View Full Version : Dealing with traditionalist women


Polly
01-12-07, 01:11 PM
The area I live in is extremely clickey. You really kind of have to fit in even to work. Many people are hired based on whether they like you and that you'll fit in with the personalities in their company as opposed to your job qualifications or ability to do the job well.

I can be very outgoing but have never been one to join a clique. I like keeping my social life and work separate. For the most part, I don't suffer from popularity problems in my social life. I have a small group of close friends but a large group of acquaintenances.

There is a type of woman who is my nemesis though in work and when I was in school. They tend to stick to traditional norms and follow the crowd. They try to make you into carbon copies of them and think they are helping.

In school and the workplace these women make my life hell. If they are in higher positions than me, they look down on me for being different.

I've very bright and very aware of many things most just aren't. I'm very competant and tend to excel at most anything I do. Yet, I've been harassed out of two organizations because I don't fit into the social group. I did some research and found that 60% of workplace harassment goes on by women against other women.

I find it doesn't take long for them to see my behavior and assume its because of things it isn't (mostly extremely negative things).

As I mentioned in another thread, I had one accuse me of "keeping things from her" because of my memory. I need to refer to the systems I have in place and can rarely give on-the-spot answers.

I don't feel it necessary to be friends with the people I work with. Its just not part of the equation in how well I do my job. But to some of these women it seems necessary to have social structure in the workplace and one which matches their own beliefs.

How do you deal with these women and show them you aren't their enemy? I don't want to be like them but it doesn't mean I dislike who they are. It's just not me. Yet they seem to get so offended that I don't just conform.

dormammau2008
01-12-07, 04:29 PM
stiking to what you beliveing in is what matters polly

you allways find peps like that

dorm

piglet
01-12-07, 07:39 PM
Wow, Polly, that so sucks! It's like never-ending junior high!

I have no ideas; I have to admit I would just flee that sort of situation, rather than try to find a way to make it work. I guess what my daughter would do is go right up to the worst offender and call her on it to her face, and humiliate her; she's brilliant that way. So now you've got both ends of the spectrum from my corner of the world.
What a lousy situation.

carebear stare
01-27-07, 12:10 AM
(The following is only my opinion or views and in no way reflects reality as it may actualy be.... )

Well, Polly I may know what you feel like to an extent.

I have never been harrassed by other women to your degree. I do know how it feels to not fit in with the same.

I just don't get most women at all. I have found the best place I ever worked at was when I worked with mostly guys. I find it very hard to fit in with other females. And I have had the same experiances all my life.

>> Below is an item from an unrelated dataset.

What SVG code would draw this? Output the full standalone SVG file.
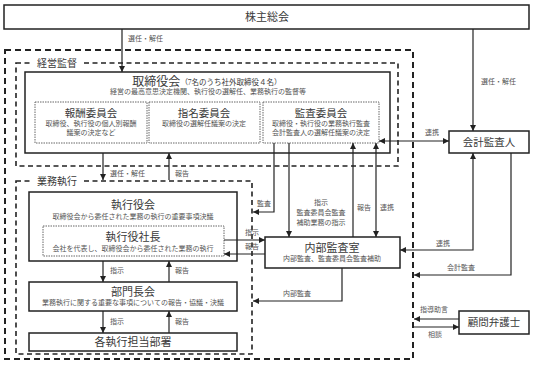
<svg xmlns="http://www.w3.org/2000/svg" width="533" height="365" viewBox="0 0 533 365">
<defs>
<marker id="ah" viewBox="0 0 10 10" refX="10" refY="5" markerUnits="userSpaceOnUse" markerWidth="6" markerHeight="6" orient="auto-start-reverse"><path d="M0,0 L10,5 L0,10 z" fill="#222"/></marker>
<style>
text { font-family: 'Liberation Serif','Noto Sans CJK JP',serif; fill:#3a3a3a; dominant-baseline:central; }
.t { font-size:11px; text-anchor:middle; }
.st { font-size:10.5px; text-anchor:middle; }
.s { font-size:7px; fill:#555; text-anchor:middle; }
.l { font-size:7px; fill:#555; }
.lc { font-size:7px; fill:#555; text-anchor:middle; }
.box { fill:#fff; stroke:#222; stroke-width:1.5; }
.dot { fill:none; stroke:#666; stroke-width:1; stroke-dasharray:1.5 1; }
.dash { fill:none; stroke:#222; stroke-width:2; stroke-dasharray:6 4; }
.dash2 { fill:none; stroke:#222; stroke-width:1.6; stroke-dasharray:5 3.5; }
.c { fill:none; stroke:#222; stroke-width:1.2; }
.c1 { marker-end:url(#ah); }
.c2 { marker-start:url(#ah); marker-end:url(#ah); }
</style>
</defs>

<g id="regions">
  <rect class="dash" x="5" y="50" width="408" height="309"/>
  <g id="region-supervision">
    <rect class="dash2" x="16" y="63" width="382" height="103"/>
    <rect x="31" y="57" width="52" height="12" fill="#fff"/>
    <text x="57" y="63" style="font-size:10px" text-anchor="middle">経営監督</text>
  </g>
  <g id="region-execution">
    <rect class="dash2" x="16" y="181" width="236" height="173"/>
    <rect x="31" y="175" width="52" height="12" fill="#fff"/>
    <text x="57" y="181" style="font-size:10px" text-anchor="middle">業務執行</text>
  </g>
</g>

<g id="shareholders">
  <rect class="box" x="4" y="5" width="525" height="24"/>
  <text class="t" x="267" y="17">株主総会</text>
</g>

<g id="board">
  <rect class="box" x="25" y="72" width="365" height="81"/>
  <text x="207" y="82" text-anchor="middle"><tspan style="font-size:12px">取締役会</tspan><tspan style="font-size:7.5px">（7名のうち社外取締役４名）</tspan></text>
  <text class="s" x="208" y="92">経営の最高意思決定機関、執行役の選解任、業務執行の監督等</text>
</g>

<g id="compensation-committee">
  <rect class="dot" x="35" y="102" width="112" height="41"/>
  <text class="st" x="91" y="113">報酬委員会</text>
  <text class="s" x="91" y="124">取締役、執行役の個人別報酬</text>
  <text class="s" x="91" y="133">議案の決定など</text>
</g>

<g id="nomination-committee">
  <rect class="dot" x="149" y="102" width="111" height="41"/>
  <text class="st" x="204" y="113">指名委員会</text>
  <text class="s" x="204" y="124">取締役の選解任議案の決定</text>
</g>

<g id="audit-committee">
  <rect class="dot" x="263" y="102" width="116" height="41"/>
  <text class="st" x="321" y="113">監査委員会</text>
  <text class="s" x="321" y="124">取締役・執行役の業務執行監査</text>
  <text class="s" x="321" y="133">会計監査人の選解任議案の決定</text>
</g>

<g id="accounting-auditor">
  <rect class="box" x="449" y="131" width="80" height="22"/>
  <text class="st" x="489" y="142">会計監査人</text>
</g>

<g id="executive-committee">
  <rect class="box" x="29" y="192" width="208" height="69"/>
  <text class="t" x="133" y="205">執行役会</text>
  <text class="s" x="133" y="217">取締役会から委任された業務の執行の重要事項決議</text>
</g>

<g id="president">
  <rect class="dot" x="43" y="226" width="181" height="30"/>
  <text class="t" x="133" y="237">執行役社長</text>
  <text class="s" x="133" y="249">会社を代表し、取締役会から委任された業務の執行</text>
</g>

<g id="division-heads">
  <rect class="box" x="29" y="282" width="208" height="29"/>
  <text class="t" x="133" y="292">部門長会</text>
  <text class="s" x="133" y="303">業務執行に関する重要な事項についての報告・協議・決議</text>
</g>

<g id="departments">
  <rect class="box" x="29" y="333" width="208" height="18"/>
  <text class="t" x="133" y="342">各執行担当部署</text>
</g>

<g id="internal-audit">
  <rect class="box" x="265" y="237" width="135" height="31"/>
  <text class="t" x="332" y="248">内部監査室</text>
  <text class="s" x="332" y="259">内部監査、監査委員会監査補助</text>
</g>

<g id="legal-counsel">
  <rect class="box" x="459" y="311" width="70" height="23"/>
  <text class="st" x="494" y="322">顧問弁護士</text>
</g>

<g id="connectors">
  <path class="c c1" d="M122,29 V72"/>
  <path class="c c1" d="M473,29 V131"/>
  <path class="c c2" d="M379,141 H449"/>
  <path class="c c1" d="M103,153 V180"/>
  <path class="c c1" d="M169,180 V153"/>
  <path class="c c1" d="M274,143 V212 H253"/>
  <path class="c c1" d="M289,143 V237"/>
  <path class="c c1" d="M353,237 V143"/>
  <path class="c c2" d="M376,143 V237"/>
  <path class="c c1" d="M224,240 H265"/>
  <path class="c c1" d="M265,254 H224"/>
  <path class="c c2" d="M473,153 V250 H400"/>
  <path class="c c1" d="M511,153 V275 H414"/>
  <path class="c c1" d="M342,268 V301 H253"/>
  <path class="c c1" d="M103,261 V282"/>
  <path class="c c1" d="M169,282 V261"/>
  <path class="c c1" d="M103,311 V333"/>
  <path class="c c1" d="M169,333 V311"/>
  <path class="c c1" d="M459,319 H414"/>
  <path class="c c1" d="M414,327 H459"/>

  <text class="l" x="128" y="39">選任・解任</text>
  <text class="l" x="481" y="82">選任・解任</text>
  <text class="l" x="425" y="133">連携</text>
  <text class="l" x="110" y="174">選任・解任</text>
  <text class="l" x="175" y="174">報告</text>
  <text class="l" x="257" y="204">監査</text>
  <text class="lc" x="321" y="203">指示</text>
  <text class="lc" x="321" y="213">監査委員会監査</text>
  <text class="lc" x="321" y="223">補助業務の指示</text>
  <text class="l" x="357" y="208">報告</text>
  <text class="l" x="380" y="208">連携</text>
  <text class="l" x="245" y="233">指示</text>
  <text class="l" x="245" y="247">報告</text>
  <text class="l" x="436" y="244">連携</text>
  <text class="l" x="447" y="268">会計監査</text>
  <text class="l" x="283" y="294">内部監査</text>
  <text class="l" x="420" y="310">指導助言</text>
  <text class="l" x="428" y="335">相談</text>
  <text class="l" x="110" y="271">指示</text>
  <text class="l" x="175" y="271">報告</text>
  <text class="l" x="110" y="322">指示</text>
  <text class="l" x="175" y="322">報告</text>
</g>
</svg>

My heart goes out to you because the last position I had at the place where i work was to a lesser degree than yours. (But I knew what I was getting into when I took that position - people called it the "hen house".) I do know that it can be very difficult to work in a clicky and possibly backstabbing environment. I just tuned the ladies out at work, but i was frustrated all the time. So I looked at the job transfers frequently and I do like where I am now, but it is with all women and I don't quite fit in still. It is exhausting to me when I try, I feel like fake and most likely come off that way.

I wish I knew how to fit in with other women. Sad but true, I used to cry in my room alot as a kid because of it. By high school I just said - who needs friends. I really do wish I was more like my sister and other women.

Have you thought about working at a place that is more laid back and has more men working there?

yolanda
01-30-07, 03:18 AM
I do know how you feel Polly, I wish I could tell you that I've been in exactly the same situation to that degree, but I haven't per se. But I have been in situations that I honestly felt like no matter how much I try to fit in, I just can't seem to.

In response to one of the other members post about working with majority females, I do believe that females can be some of the most backstabbing and jealous people there are, especially when it comes to other females, I don't know why, we all have alot of the same struggles. It might be best if you try and see if you can work some where that has more males there.

I know that this is easier said than done, but it's worth a try, especifially if you feel that no matter how much you try and fit in, these women you work with aren't going to change. Unless there is someone there whom you can confide in and socialize with, it seems you could be out numbered. But I will say this, all you can do is hope for these women to except you for you. And not just the women you work with, but other people as well.

I had to realize this one day, and I said to myself, that people will just have to except me for who I am, because I'm pretty sure if it were them rather you, they would expect for people to accept them for who they are.
Once I realized that I am who I am, and didn't try so hard to fit in all the time, I believe that's when people wanted to be around me more, becasue they realized that I wasn't changing for them, and if they wanted the luxury of being my friend then that's the way it is. Because bottom line, you'll always be who you are and that's not going to change. It's better to be who you are as an individual than trying to live up to other's standards and being fake.

I'll pray that your job situation gets better and if not hopefully you'll be lead in the right direction for a different job, because you shouldn't have to go through what your going through everyday.